By James Rickman

New rules for fulfilling your creative dreams:

  1. Work when you're tired
  2. Work when you're buzzed
  3. Forget everything you learned in school

We've already blogged about studies showing that fatigue and a cocktail can kickstart your right brain. Last week, Jonah Lehrer upped the ante in his Frontal Cortex blog, suggesting that intelligence can actually make you dumber. The weird thing is, he illustrates his point with the same brain-teaser that appeared a few months ago in that fatigue study.

Oh yes, the lilypads are back. Here's Lehrer's version: "In a lake, there is a patch of lily pads. Every day, the patch doubles in size. If it takes 48 days for the patch to cover the entire lake, how long would it take for the patch to cover half of the lake?"
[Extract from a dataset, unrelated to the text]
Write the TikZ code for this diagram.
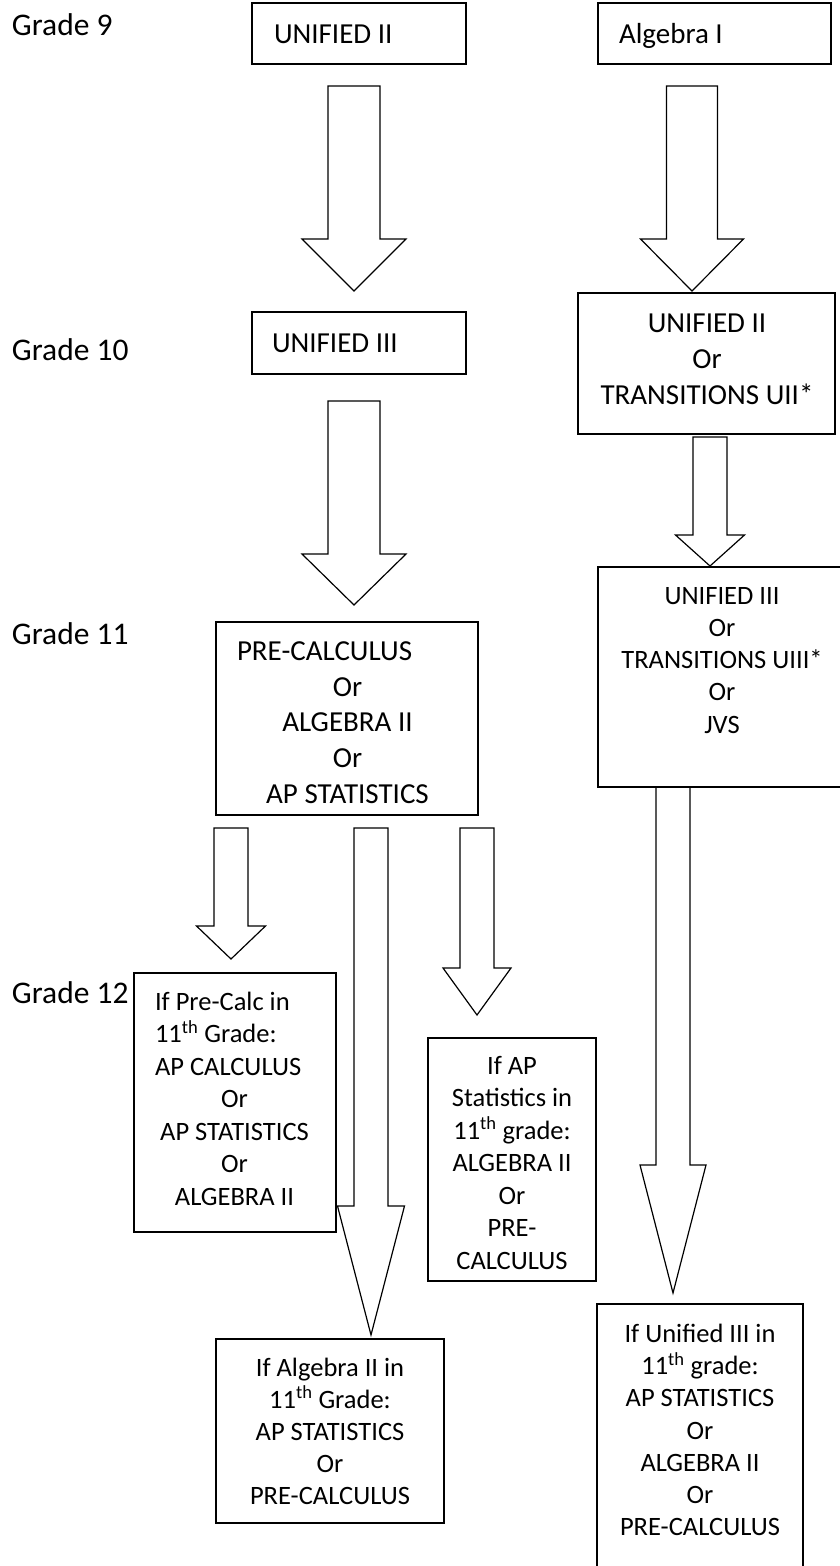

Scientists have noted a correlation between high scores on tests like the S.A.T. and low success rates in solving this kind of problem. But what the fatigue study points out, and Lehrer's post doesn't, is that the lilypad problem measures "insight." It's more about spotting the logical pitfall than doing the math. (Give up? Find the answer here.) The fact that both studies use the same problem allows us to make a tentative connection: if intelligence gets in the way of creative problem solving, does it get in the way of plain old creativity? Are the "biases" that Lehrer talks about—"a long list of mental shortcuts, which often lead [people] to make foolish decisions"—killing our inspirado?

And if this is true, how does it apply to real life? I'm reminded of the "brain dump" exercises that sometimes kick off creative writing classes: ten or fifteen minutes of nonstop writing, even if you spend most of that time scribbling the same Simpsons quote over and over. One of my grad school teachers, spotting a stilled pen, used to bark "Don't think—write!" Brain dumps are great for bypassing the doubt and deliberation of conscious thought. But then, who on earth wants to read them?

Intelligence—sober, focused intelligence—has to step in at some point. Even if it's riddled with biases and blind spots, as Lehrer says, nine times out of ten it's the only thing that's going to transform that raw material into something that tells and connects. I guess what I'm taking from Lehrer is the sense that the boundary between instinct and intelligence, like most dichotomies, is much blurrier than we might think. Writing doesn't pass through one into the other; if we're lucky, it swirls between them throughout the creative process.

"Duh," you say? Fair enough. But it might be worth following all this confounding research and looking for "bias blind spots" in our own creative projects—although Lehrer also quotes Richard West and Keith Stanovich's finding that "people who were aware of their own biases were not better able to overcome them."

I wish I could tell you how to become that perfect creative vessel—the early-rising middlebrow boozer—but I can't. I'm too smart.